Miles Morales is Afro-Latinx, which immediately places him in danger at the hands of police, regardless of his father's position with the NYPD. Although he'll don his own Spider-Man suit in the new game, the fact is that he is at more risk of violence than Peter Parker because of his skin color, which is something that goes mostly unspoken in the comics.

The new game, which will ostensibly be open-world like its predecessor, can and should provide Miles the space to explore this issue and force players to confront it as well. That's not to say it should feature police brutality against Miles, or even other characters of color -- it absolutely shouldn't, though dialogue would not be amiss. What it should do is dismantle the oppressive systems used in the first game and give Miles the space to be a hero without the involvement of the police.

The fact that Spider-Man for PS4 only gives names and significant roles to two cops who are people of color -- Yuri and Jefferson -- further exemplifies how the game attempts to de-problematize Peter's relationship with the NYPD. By purposefully centering a police captain who is not white and killing a Black officer in the line of duty, the game seems to actively suggest that Not All Cops are racist, because some cops aren't white -- but this doesn't eliminate the fact of or justify police brutality.

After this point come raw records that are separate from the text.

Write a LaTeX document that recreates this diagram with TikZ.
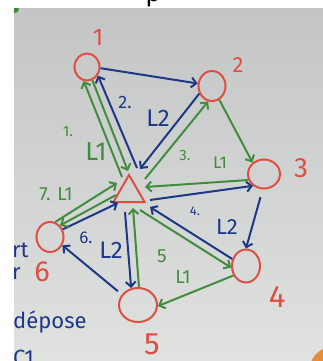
\documentclass[tikz,border=0pt]{standalone}
\usepackage{fontspec}
\setmainfont{Fira Sans}
\usetikzlibrary{arrows.meta,shapes.geometric}
\definecolor{redm}{RGB}{222,78,66}
\definecolor{bluem}{RGB}{30,56,135}
\definecolor{greenm}{RGB}{66,140,62}
\definecolor{boardtop}{RGB}{196,198,198}
\definecolor{boardbot}{RGB}{224,226,224}
\definecolor{orangem}{RGB}{226,140,60}
\tikzset{
  circ/.style={ellipse, draw=redm, line width=2pt, inner sep=0pt},
  tri/.style={regular polygon, regular polygon sides=3, minimum size=36pt, inner sep=0pt, draw=redm, line width=2pt},
  be/.style={draw=bluem, line width=2pt, -{Straight Barb[length=5pt,width=10pt]}},
  ge/.style={draw=greenm, line width=2pt, -{Straight Barb[length=5pt,width=10pt]}},
  numlab/.style={text=redm, inner sep=0pt},
  elab/.style={inner sep=0pt},
  fs/.style={font=\fontsize{#1}{#1}\selectfont}
}
\begin{document}
\begin{tikzpicture}[x=1pt,y=-1pt]
\useasboundingbox (0,0) rectangle (323,361);
\clip (0,0) rectangle (323,361);
\fill[white] (0,0) rectangle (323,361);
\shade[top color=boardtop, bottom color=boardbot] (14,9) rectangle (323,361);
\begin{scope}
\clip (14,9) rectangle (323,361);
\fill[greenm] (15,9) circle (4);
\fill[orangem] (335,372) circle (26);
\end{scope}
\node[anchor=base, fs=26, inner sep=0pt] (ptop) at (153,2) {p};

% nodes
\node[circ, minimum width=25pt, minimum height=27pt] (n1) at (87,67) {};
\node[circ, minimum width=27pt, minimum height=30pt] (n2) at (212,86) {};
\node[circ, minimum width=32pt, minimum height=29pt] (n3) at (264,174) {};
\node[circ, minimum width=28pt, minimum height=33pt] (n4) at (246,266) {};
\node[circ, minimum width=38pt, minimum height=34pt] (n5) at (138,305) {};
\node[circ, minimum width=27pt, minimum height=30pt] (n6) at (50,237) {};
\node[tri] (t) at (129,193) {};

% node numbers
\node[numlab, fs=24] (l1) at (98,37) {1};
\node[numlab, fs=22] (l2) at (238,65) {2};
\node[numlab, fs=28] (l3) at (301,168) {3};
\node[numlab, fs=31] (l4) at (277,297) {4};
\node[numlab, fs=31] (l5) at (152,344) {5};
\node[numlab, fs=29] (l6) at (42,272) {6};

% blue edges
\draw[be] (n1.-5) -- (n2.170);
\draw[be] (n2.-149) -- ([shift={(11,-24)}]t.center);
\draw[be] ([shift={(8,-25)}]t.center) -- (n1.-38);
\draw[be] ([shift={(21,7)}]t.center) -- (n3.-133);
\draw[be, shorten <=8pt] (n3.-95) -- (n4.90);
\draw[be] (n4.153) -- ([shift={(21,14)}]t.center);
\draw[be] ([shift={(-4,19)}]t.center) -- (n5.112);
\draw[be, shorten <=5pt] (n5.147) -- (n6.-34);
\draw[be] (n6.31) -- ([shift={(-11,10)}]t.center);

% green edges
\draw[ge] ([shift={(-7,-16)}]t.center) -- (n1.-103);
\draw[ge] (n1.-68) -- ([shift={(-1,-22)}]t.center);
\draw[ge] ([shift={(16,-14)}]t.center) -- (n2.-104);
\draw[ge] (n2.-62) -- (n3.135);
\draw[ge] (n3.201) -- ([shift={(16,-6)}]t.center);
\draw[ge] ([shift={(11,17)}]t.center) -- (n4.186);
\draw[ge] (n4.217) -- (n5.-3);
\draw[ge] (n5.87) -- ([shift={(4,15)}]t.center);
\draw[ge] (n6.71) -- ([shift={(-12,-10)}]t.center);
\draw[ge] ([shift={(-13,2)}]t.center) -- (n6.49);

% edge labels
\node[elab, text=greenm, fs=15] (e1a) at (68,132) {1.};
\node[elab, text=greenm, fs=26] (e1b) at (96,152) {L1};
\node[elab, text=bluem, fs=18] (e2a) at (125,102) {2.};
\node[elab, text=bluem, fs=24] (e2b) at (158,118) {L2};
\node[elab, text=greenm, fs=15] (e3a) at (185,155) {3.};
\node[elab, text=greenm, fs=17] (e3b) at (220,163) {L1};
\node[elab, text=bluem, fs=13] (e4a) at (195,211) {4.};
\node[elab, text=bluem, fs=22] (e4b) at (227,227) {L2};
\node[elab, text=greenm, fs=19] (e5a) at (162,256) {5};
\node[elab, text=greenm, fs=19] (e5b) at (183,277) {L1};
\node[elab, text=bluem, fs=17] (e6a) at (86,238) {6.};
\node[elab, text=bluem, fs=24] (e6b) at (111,250) {L2};
\node[elab, text=greenm, fs=19] (e7) at (56,194) {7. L1};

% cut text on left
\node[anchor=west, text=bluem, fs=22, inner sep=0pt] (trt) at (12,250) {rt};
\node[anchor=west, text=bluem, fs=22, inner sep=0pt] (tr) at (12,274) {r};
\node[anchor=west, text=bluem, fs=22, inner sep=0pt] (tdep) at (13,322) {dépose};
\node[anchor=north west, text=bluem, fs=22, inner sep=0pt] (tc) at (13,350) {C1};
\end{tikzpicture}
\end{document}
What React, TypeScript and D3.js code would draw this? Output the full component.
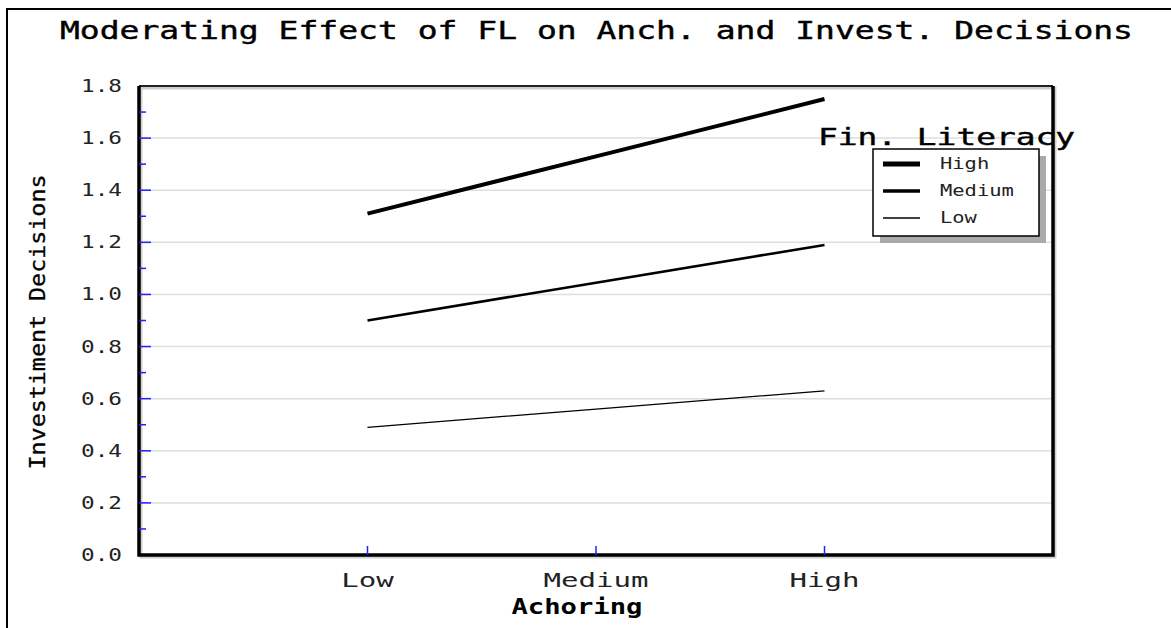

Whether Spider-Man: Miles Morales is a stand-alone game, a sequel, an expansion or a full narrative, it needs to remove the absurdly heavy police presence and present a world wherein heroes don't contribute to systemic violence or state-sanctioned slavery. It needs to do better than its predecessor, not just because it has an Afro-Latinx protagonist, but because the first Spider-Man game never should have been approved, let alone released, with so much copaganda intertwined with even its most basic gameplay.